REQUIRED WORK. Write again exactly the lines in the listing below, starting at the line with "What Chart.js code" and ending at the line with "const toPoints = vals", both included. Pictures are not copied.

* BEGIN *

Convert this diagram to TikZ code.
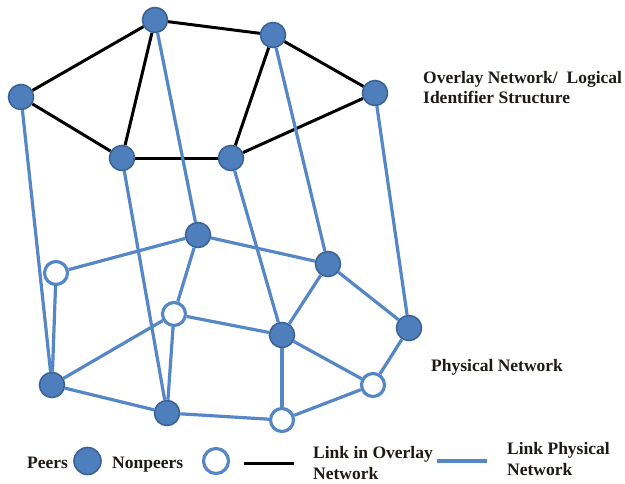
\documentclass[tikz,border=0pt]{standalone}
\usepackage{fontspec}
\setmainfont{Liberation Serif}
\definecolor{peerblue}{HTML}{4F7EBC}
\definecolor{peerline}{HTML}{3A6396}
\definecolor{linkblue}{HTML}{5587C6}
\definecolor{labelcol}{HTML}{1E1A16}
\begin{document}
\begin{tikzpicture}[x=1pt,y=-1pt,
  peer/.style={circle,draw=peerline,fill=peerblue,line width=1.6pt,minimum size=25pt,inner sep=0pt},
  nonpeer/.style={circle,draw=linkblue,fill=white,line width=3.2pt,minimum size=23pt,inner sep=0pt},
  overlay/.style={draw=black,line width=3pt},
  phys/.style={draw=linkblue,line width=3.2pt},
  lbl/.style={font=\bfseries\fontsize{17.5}{20.5}\selectfont,text=labelcol,inner sep=0pt,align=left,anchor=base west}]
\useasboundingbox (0,0) rectangle (625,483);

% overlay (logical) layer
\node[peer] (o1) at (21,97) {};
\node[peer] (o2) at (155,20) {};
\node[peer] (o3) at (273,35) {};
\node[peer] (o4) at (375,93) {};
\node[peer] (o5) at (122,158) {};
\node[peer] (o6) at (231,158) {};

% physical layer
\node[peer] (p1) at (198,235) {};
\node[peer] (p2) at (328,264) {};
\node[peer] (p3) at (409,328) {};
\node[peer] (p4) at (282,335) {};
\node[peer] (p5) at (52,385) {};
\node[peer] (p6) at (167,413) {};
\node[nonpeer] (n1) at (56,273) {};
\node[nonpeer] (n2) at (174,314) {};
\node[nonpeer] (n3) at (373,385) {};
\node[nonpeer] (n4) at (282,420) {};

% overlay links
\foreach \a/\b in {o1/o2,o1/o5,o2/o3,o2/o5,o3/o6,o3/o4,o4/o6,o5/o6}
  \draw[overlay] (\a) -- (\b);

% peers mapped onto the physical network
\foreach \a/\b in {o1/p5,o2/p1,o5/p6,o6/p4,o3/p2,o4/p3}
  \draw[phys] (\a) -- (\b);

% physical links
\foreach \a/\b in {n1/p1,n1/p5,p1/p2,p1/n2,n2/p4,n2/p5,n2/p6,p2/p4,p2/p3,p4/n3,p3/n3,p4/n4,n3/n4,p5/p6,p6/n4}
  \draw[phys] (\a) -- (\b);

% labels (base anchor sits on the last line)
\node[lbl] (tOverlay) at (423,103.5) {Overlay Network/\ \ Logical\\Identifier Structure};
\node[lbl] (tPhys) at (431,371) {Physical Network};

% legend
\node[lbl] (lPeers) at (27,468) {Peers};
\node[peer,minimum size=27pt] (lPeer) at (87.5,461) {};
\node[lbl] (lNon) at (112,468) {Nonpeers};
\node[nonpeer,minimum size=25pt] (lNonpeer) at (216,461) {};
\coordinate (kA) at (244,463);
\coordinate (kB) at (294,463);
\draw[overlay] (kA) -- (kB);
\node[lbl] (lOver) at (313,479) {Link in Overlay\\Network};
\coordinate (kC) at (437,461);
\coordinate (kD) at (487,461);
\draw[phys] (kC) -- (kD);
\node[lbl] (lPhysLink) at (507,475) {Link Physical\\Network};
\end{tikzpicture}
\end{document}
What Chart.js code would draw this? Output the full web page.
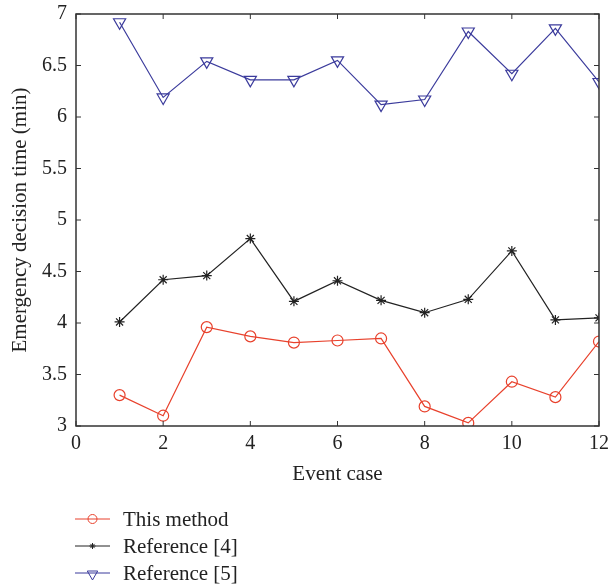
<!DOCTYPE html>
<html>
<head>
<meta charset="utf-8">
<script src="https://cdn.jsdelivr.net/npm/chart.js@4"></script>
<style>
  html, body { margin: 0; padding: 0; background: #fff; }
  #wrap { width: 609px; height: 585px; }
</style>
</head>
<body>
<div id="wrap"><canvas id="chart" width="609" height="585"></canvas></div>
<script>
// data
const eventCases = [1, 2, 3, 4, 5, 6, 7, 8, 9, 10, 11, 12];
const thisMethod = [3.30, 3.10, 3.96, 3.87, 3.81, 3.83, 3.85, 3.19, 3.03, 3.43, 3.28, 3.82];
const reference4 = [4.01, 4.42, 4.46, 4.82, 4.21, 4.41, 4.22, 4.10, 4.23, 4.70, 4.03, 4.05];
const reference5 = [6.92, 6.19, 6.54, 6.36, 6.36, 6.55, 6.12, 6.17, 6.83, 6.42, 6.86, 6.34];
const seriesNames = ['This method', 'Reference [4]', 'Reference [5]'];

const red = '#e8412c';
const black = '#222222';
const blue = '#3b3b9c';
const axisColor = '#333333';
const fontFam = "'Liberation Serif', 'DejaVu Serif', serif";

const toPoints = vals => vals.map((v, i) => ({ x: eventCases[i], y: v }));

// box + inward ticks on all four sides, MATLAB style
const boxPlugin = {
    id: 'box',
    afterDraw(chart) {
        const { ctx, chartArea: a, scales } = chart;
        ctx.save();
        ctx.strokeStyle = axisColor;
        ctx.lineWidth = 1.5;
        ctx.strokeRect(a.left, a.top, a.right - a.left, a.bottom - a.top);
        ctx.lineWidth = 1;
        const len = 5;
        scales.x.ticks.forEach(t => {
            const px = scales.x.getPixelForValue(t.value);
            ctx.beginPath();
            ctx.moveTo(px, a.bottom); ctx.lineTo(px, a.bottom - len);
            ctx.moveTo(px, a.top); ctx.lineTo(px, a.top + len);
            ctx.stroke();
        });
        scales.y.ticks.forEach(t => {
            const py = scales.y.getPixelForValue(t.value);
            ctx.beginPath();
            ctx.moveTo(a.left, py); ctx.lineTo(a.left + len, py);
            ctx.moveTo(a.right, py); ctx.lineTo(a.right - len, py);
            ctx.stroke();
        });
        ctx.restore();
    }
};

// legend below the plot: line + marker + label
const legendPlugin = {
    id: 'lineLegend',
    afterDraw(chart) {
        const { ctx } = chart;
        ctx.save();
        ctx.font = '21px ' + fontFam;
        ctx.textBaseline = 'middle';
        chart.data.datasets.forEach((ds, i) => {
            const y = 519 + i * 27;
            ctx.strokeStyle = ds.borderColor;
            ctx.fillStyle = 'rgba(0,0,0,0)';
            ctx.lineWidth = 1;
            ctx.beginPath();
            ctx.moveTo(75, y); ctx.lineTo(110, y);
            ctx.stroke();
            Chart.helpers.drawPoint(ctx, {
                pointStyle: ds.pointStyle,
                rotation: ds.pointRotation || 0,
                radius: i === 1 ? 3 : (i === 2 ? 6 : 4.5),
                borderWidth: 1
            }, 92.5, i === 2 ? y + 1 : y);
            ctx.fillStyle = '#222';
            ctx.fillText(ds.label, 123, y + 1);
        });
        ctx.restore();
    }
};

const styles = [
    { color: red, pointStyle: 'circle', radius: 5.5, rot: 0 },
    { color: black, pointStyle: 'star', radius: 5, rot: 0 },
    { color: blue, pointStyle: 'triangle', radius: 7, rot: 180 }
];

const tickLabel = v => String(v);

new Chart(document.getElementById('chart'), {
    type: 'line',
    data: {
        datasets: [thisMethod, reference4, reference5].map((vals, i) => ({
            label: seriesNames[i],
            data: toPoints(vals),
            borderColor: styles[i].color,
            backgroundColor: 'rgba(0,0,0,0)',
            borderWidth: 1.2,
            pointStyle: styles[i].pointStyle,
            pointRadius: styles[i].radius,
            pointRotation: styles[i].rot,
            pointBorderWidth: 1.2,
            pointBorderColor: styles[i].color,
            pointBackgroundColor: 'rgba(0,0,0,0)',
            tension: 0
        }))
    },
    options: {
        responsive: false,
        animation: false,
        layout: { padding: { top: 14, right: 0, left: 0, bottom: 94 } },
        plugins: { legend: { display: false }, tooltip: { enabled: false } },
        scales: {
            x: {
                type: 'linear',
                min: 0, max: 12,
                ticks: { stepSize: 2, color: '#222', padding: 6, callback: tickLabel, font: { family: fontFam, size: 20 } },
                grid: { display: false, drawTicks: false },
                border: { display: false },
                title: { display: true, text: 'Event case', color: '#222', padding: { top: 4, bottom: 4 }, font: { family: fontFam, size: 21 } },
                afterFit(scale) {
                    scale.height = 65;
                    scale.paddingLeft = 0;
                    scale.paddingRight = 10;
                }
            },
            y: {
                min: 3, max: 7,
                ticks: { stepSize: 0.5, color: '#222', padding: 9, callback: tickLabel, font: { family: fontFam, size: 20 } },
                grid: { display: false, drawTicks: false },
                border: { display: false },
                title: { display: true, text: 'Emergency decision time (min)', color: '#222', padding: { top: 8, bottom: 4 }, font: { family: fontFam, size: 21 } },
                afterFit(scale) {
                    scale.width = 76;
                    scale.paddingTop = 0;
                    scale.paddingBottom = 0;
                }
            }
        }
    },
    plugins: [boxPlugin, legendPlugin]
});
</script>
</body>
</html>
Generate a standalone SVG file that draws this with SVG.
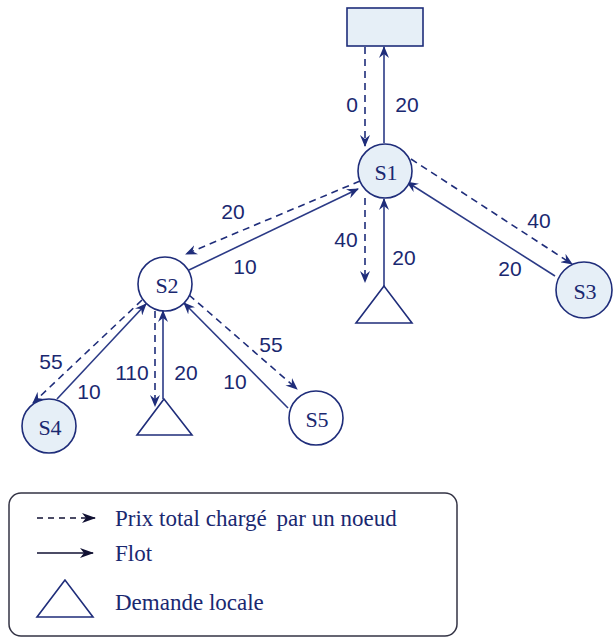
<svg xmlns="http://www.w3.org/2000/svg" width="613" height="641" viewBox="0 0 613 641">
  <style>
    .node { stroke: #1f2d7a; stroke-width: 1.6; }
    .blue { fill: #e6eff7; }
    .white { fill: #ffffff; }
    .nlabel { font-family: "Liberation Serif", "Times New Roman", serif; font-size: 22px; fill: #1a2870; text-anchor: middle; }
    .elabel { font-family: "Liberation Sans", Arial, sans-serif; font-size: 21px; fill: #1a2870; text-anchor: middle; }
    .price { stroke: #1f2d7a; stroke-width: 1.6; stroke-dasharray: 7 5; fill: none; marker-end: url(#head); }
    .flow { stroke: #2b3a86; stroke-width: 1.6; fill: none; marker-end: url(#head); }
    .legend-text { font-family: "Liberation Serif", "Times New Roman", serif; font-size: 23px; fill: #1a2870; }
  </style>
  <defs>
    <marker id="head" viewBox="0 0 12 10" refX="11" refY="5" markerWidth="12" markerHeight="10" markerUnits="userSpaceOnUse" orient="auto">
      <path d="M0,0 L12,5 L0,10 L4,5 z" fill="#1f2d7a"/>
    </marker>
    <marker id="lhead" viewBox="0 0 14 10" refX="13" refY="5" markerWidth="14" markerHeight="10" markerUnits="userSpaceOnUse" orient="auto">
      <path d="M0,0 L14,5 L0,10 L4,5 z" fill="#111133"/>
    </marker>
  </defs>

  <!-- connectors -->
  <g id="connectors">
    <!-- source box <-> S1 -->
    <line class="price" x1="365" y1="47" x2="365" y2="146"/>
    <line class="flow" x1="384" y1="143" x2="384" y2="47"/>
    <!-- S1 <-> S2 -->
    <line class="price" x1="360" y1="181" x2="186" y2="254"/>
    <line class="flow" x1="189" y1="270" x2="358" y2="189"/>
    <!-- S1 <-> local demand -->
    <line class="price" x1="365" y1="198" x2="365" y2="282"/>
    <line class="flow" x1="384" y1="286" x2="384" y2="199"/>
    <!-- S1 <-> S3 -->
    <line class="price" x1="411" y1="159" x2="572" y2="264"/>
    <line class="flow" x1="555" y1="276" x2="407" y2="182"/>
    <!-- S2 <-> S4 -->
    <line class="price" x1="142" y1="300" x2="33" y2="403"/>
    <line class="flow" x1="57" y1="399" x2="146" y2="304"/>
    <!-- S2 <-> local demand -->
    <line class="price" x1="155" y1="311" x2="155" y2="406"/>
    <line class="flow" x1="163" y1="399" x2="163" y2="311"/>
    <!-- S2 <-> S5 -->
    <line class="price" x1="189" y1="295" x2="297" y2="389"/>
    <line class="flow" x1="288" y1="408" x2="184" y2="303"/>
  </g>

  <!-- edge labels -->
  <g id="edge-labels">
    <text class="elabel" x="352" y="112">0</text>
    <text class="elabel" x="407" y="112">20</text>
    <text class="elabel" x="233" y="219">20</text>
    <text class="elabel" x="245" y="274">10</text>
    <text class="elabel" x="346" y="247">40</text>
    <text class="elabel" x="404" y="265">20</text>
    <text class="elabel" x="539" y="228">40</text>
    <text class="elabel" x="510" y="276">20</text>
    <text class="elabel" x="51" y="369">55</text>
    <text class="elabel" x="89" y="399">10</text>
    <text class="elabel" x="132" y="380">110</text>
    <text class="elabel" x="186" y="380">20</text>
    <text class="elabel" x="271" y="352">55</text>
    <text class="elabel" x="235" y="389">10</text>
  </g>

  <!-- nodes -->
  <g id="source">
    <rect x="347" y="8" width="76" height="38" class="node blue"/>
  </g>
  <g id="S1">
    <circle cx="385" cy="171" r="27" class="node blue"/>
    <text class="nlabel" x="386" y="180">S1</text>
  </g>
  <g id="S2">
    <circle cx="165" cy="284" r="27" class="node white"/>
    <text class="nlabel" x="167" y="293">S2</text>
  </g>
  <g id="S3">
    <circle cx="584" cy="290" r="28" class="node blue"/>
    <text class="nlabel" x="585" y="299">S3</text>
  </g>
  <g id="S4">
    <circle cx="49" cy="426" r="27" class="node blue"/>
    <text class="nlabel" x="50" y="435">S4</text>
  </g>
  <g id="S5">
    <circle cx="316" cy="418" r="27" class="node white"/>
    <text class="nlabel" x="317" y="427">S5</text>
  </g>
  <g id="demand1">
    <polygon points="384,286 356,323 412,323" class="node white"/>
  </g>
  <g id="demand2">
    <polygon points="164,399 137,435 192,435" class="node white"/>
  </g>

  <!-- legend -->
  <g id="legend">
    <rect x="9" y="493" width="448" height="143" rx="12" ry="12" fill="#ffffff" stroke="#333344" stroke-width="1.5"/>
    <line x1="37" y1="518" x2="95" y2="518" stroke="#111133" stroke-width="1.5" stroke-dasharray="6 5" marker-end="url(#lhead)"/>
    <text class="legend-text" x="115" y="526">Prix total chargé<tspan dx="10">par un noeud</tspan></text>
    <line x1="37" y1="553" x2="93" y2="553" stroke="#111133" stroke-width="1.5" marker-end="url(#lhead)"/>
    <text class="legend-text" x="115" y="561">Flot</text>
    <polygon points="65,580 37,617 93,617" fill="#ffffff" stroke="#1f2d7a" stroke-width="1.6"/>
    <text class="legend-text" x="115" y="610">Demande locale</text>
  </g>
</svg>
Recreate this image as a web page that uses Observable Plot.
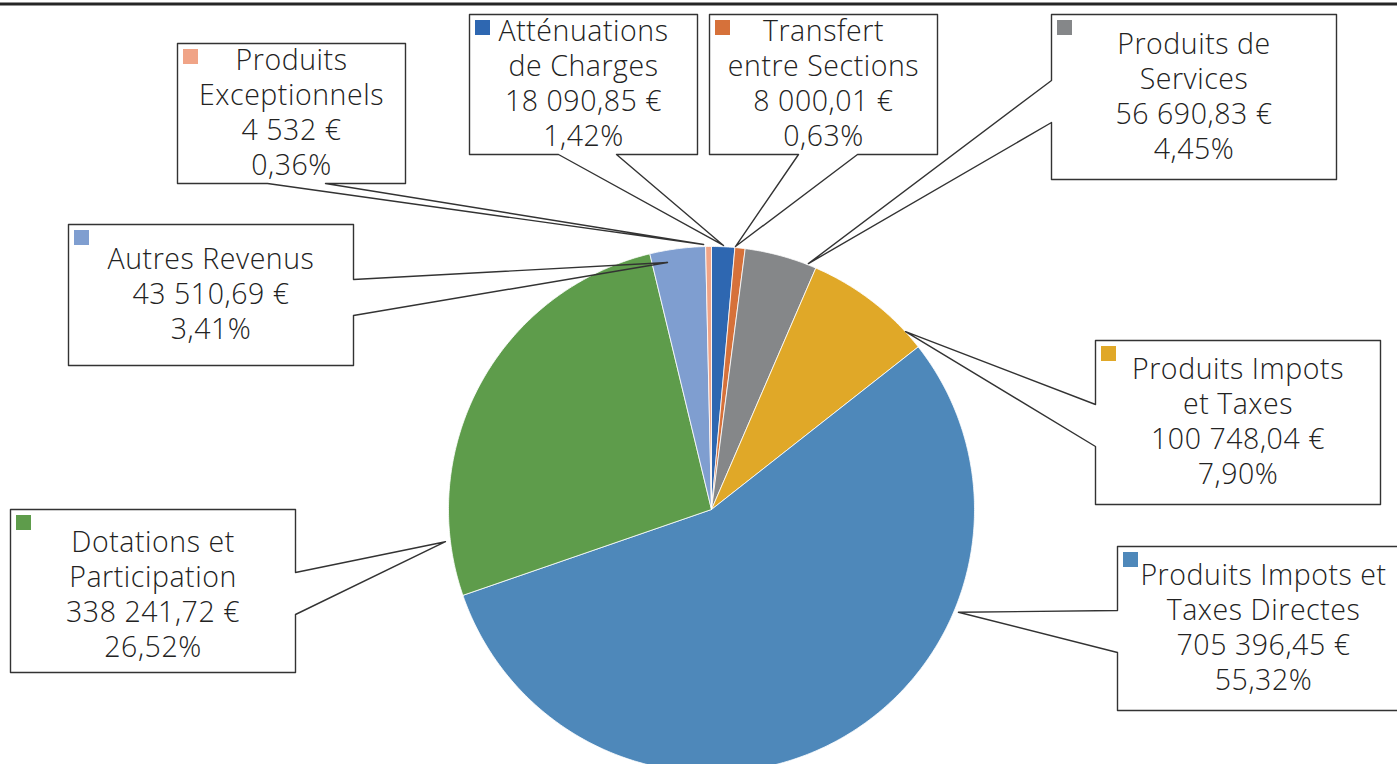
<!DOCTYPE html>
<html>
<head>
<meta charset="utf-8">
<script src="https://cdn.jsdelivr.net/npm/d3@7"></script>
<script src="https://cdn.jsdelivr.net/npm/@observablehq/plot@0.6"></script>
<style>
  html, body { margin: 0; padding: 0; background: #fff; }
  #chart svg text { letter-spacing: 0.55px; }
</style>
</head>
<body>
<div id="chart"></div>
<script>
// ---- Data (pie order, clockwise from 12 o'clock) ----
const names = [
  "Atténuations de Charges",
  "Transfert entre Sections",
  "Produits de Services",
  "Produits Impots et Taxes",
  "Produits Impots et Taxes Directes",
  "Dotations et Participation",
  "Autres Revenus",
  "Produits Exceptionnels"
];
const labelLines = [
  "Atténuations\nde Charges",
  "Transfert\nentre Sections",
  "Produits de\nServices",
  "Produits Impots\net Taxes",
  "Produits Impots et\nTaxes Directes",
  "Dotations et\nParticipation",
  "Autres Revenus",
  "Produits\nExceptionnels"
];
const values = [18090.85, 8000.01, 56690.83, 100748.04, 705396.45, 338241.72, 43510.69, 4532];
const valueLabels = ["18 090,85 €", "8 000,01 €", "56 690,83 €", "100 748,04 €", "705 396,45 €", "338 241,72 €", "43 510,69 €", "4 532 €"];
const percentLabels = ["1,42%", "0,63%", "4,45%", "7,90%", "55,32%", "26,52%", "3,41%", "0,36%"];
const colors = ["#2E67B1", "#D6713A", "#858789", "#E0A828", "#4E88BA", "#5E9C4B", "#7F9ED0", "#F0A487"];

// ---- Layout (callout boxes, pointer bases, pointer tips as angle/radius factor) ----
const W = 1397, H = 764;
const pie = {cx: 711, cy: 509, r: 263};
const boxes = [
  {box: [469, 14, 228, 140], edge: "bottom", base: [558, 616], tipAngle: 2.6, tipR: 1.005, tx: 0, ty: 0},
  {box: [709, 14, 228, 140], edge: "bottom", base: [798, 857], tipAngle: 5.2, tipR: 1.004, tx: 0, ty: 0},
  {box: [1051, 14, 285, 165], edge: "left", base: [80, 122], tipAngle: 21.5, tipR: 1.005, tx: 0, ty: 0},
  {box: [1095, 340, 285, 164], edge: "left", base: [404, 446], tipAngle: 47.5, tipR: 1.001, tx: 0, ty: 0},
  {box: [1117, 546, 290, 164], edge: "left", base: [610, 652], tipAngle: 112.6, tipR: 1.017, tx: 1, ty: 0},
  {box: [10, 509, 285, 163], edge: "right", base: [572, 614], tipAngle: 263.1, tipR: 1.019, tx: 0, ty: 4},
  {box: [68, 224, 285, 141], edge: "right", base: [279, 315], tipAngle: 349.9, tipR: 0.954, tx: 0, ty: 0},
  {box: [177, 43, 228, 140], edge: "bottom", base: [267, 325], tipAngle: 358.3, tipR: 1.008, tx: 0, ty: 0}
];

// ---- Derived geometry ----
const total = d3.sum(values);
const polar = (deg, rf) => {
  const a = deg * Math.PI / 180;
  return [pie.cx + pie.r * rf * Math.sin(a), pie.cy - pie.r * rf * Math.cos(a)];
};

const slicePts = [];
let acc = 0;
values.forEach((v, i) => {
  const a0 = acc / total * 360, a1 = (acc + v) / total * 360;
  acc += v;
  slicePts.push({name: names[i], x: pie.cx, y: pie.cy});
  const n = Math.max(2, Math.ceil((a1 - a0) / 0.5));
  for (let k = 0; k <= n; k++) {
    const [x, y] = polar(a0 + (a1 - a0) * k / n, 1);
    slicePts.push({name: names[i], x, y});
  }
  slicePts.push({name: names[i], x: pie.cx, y: pie.cy});
});

const outlinePts = [];
const textRows = [];
const markerRows = [];
boxes.forEach((b, i) => {
  const [x1, y1, w, h] = b.box;
  const x2 = x1 + w, y2 = y1 + h;
  const tip = polar(b.tipAngle, b.tipR);
  const [a, c] = b.base;
  let pts = [[x1, y1], [x2, y1]];
  if (b.edge === "right") pts.push([x2, a], tip, [x2, c]);
  pts.push([x2, y2]);
  if (b.edge === "bottom") pts.push([c, y2], tip, [a, y2]);
  pts.push([x1, y2]);
  if (b.edge === "left") pts.push([x1, c], tip, [x1, a]);
  pts.push([x1, y1]);
  pts.forEach(([x, y]) => outlinePts.push({name: names[i], x, y}));
  textRows.push({
    name: names[i],
    x: (x1 + x2) / 2 + b.tx,
    y: (y1 + y2) / 2 + b.ty,
    text: labelLines[i] + "\n" + valueLabels[i] + "\n" + percentLabels[i]
  });
  markerRows.push({name: names[i], x1: x1 + 6, x2: x1 + 21, y1: y1 + 6, y2: y1 + 21});
});

const chart = Plot.plot({
  width: W,
  height: H,
  margin: 0,
  x: {domain: [0, W], range: [0, W], axis: null},
  y: {domain: [0, H], range: [0, H], axis: null},
  color: {domain: names, range: colors},
  style: {fontFamily: "'Open Sans', sans-serif", background: "#fff"},
  marks: [
    Plot.ruleY([3.5], {stroke: "#262626", strokeWidth: 3}),
    Plot.line(slicePts, {x: "x", y: "y", z: "name", fill: "name", stroke: "white", strokeWidth: 1, strokeOpacity: 0.8}),
    Plot.line(outlinePts, {x: "x", y: "y", z: "name", stroke: "#333", strokeWidth: 1.4, fill: "none"}),
    Plot.rect(markerRows, {x1: "x1", x2: "x2", y1: "y1", y2: "y2", fill: "name"}),
    Plot.text(textRows, {x: "x", y: "y", dy: -2, text: "text", fontSize: 28.5, fontWeight: 300, lineHeight: 1.23, lineAnchor: "middle", textAnchor: "middle", fill: "#222"})
  ]
});
document.getElementById("chart").appendChild(chart);
</script>
</body>
</html>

* END *

RESPONSE.
What Chart.js code would draw this? Output the full web page.
<!DOCTYPE html>
<html>
<head>
<meta charset="utf-8">
<script src="https://cdn.jsdelivr.net/npm/chart.js@4"></script>
<style>
  html, body { margin: 0; padding: 0; background: #fff; }
  #wrap { width: 609px; height: 585px; }
</style>
</head>
<body>
<div id="wrap"><canvas id="chart" width="609" height="585"></canvas></div>
<script>
// data
const eventCases = [1, 2, 3, 4, 5, 6, 7, 8, 9, 10, 11, 12];
const thisMethod = [3.30, 3.10, 3.96, 3.87, 3.81, 3.83, 3.85, 3.19, 3.03, 3.43, 3.28, 3.82];
const reference4 = [4.01, 4.42, 4.46, 4.82, 4.21, 4.41, 4.22, 4.10, 4.23, 4.70, 4.03, 4.05];
const reference5 = [6.92, 6.19, 6.54, 6.36, 6.36, 6.55, 6.12, 6.17, 6.83, 6.42, 6.86, 6.34];
const seriesNames = ['This method', 'Reference [4]', 'Reference [5]'];

const red = '#e8412c';
const black = '#222222';
const blue = '#3b3b9c';
const axisColor = '#333333';
const fontFam = "'Liberation Serif', 'DejaVu Serif', serif";

const toPoints = vals => vals.map((v, i) => ({ x: eventCases[i], y: v }));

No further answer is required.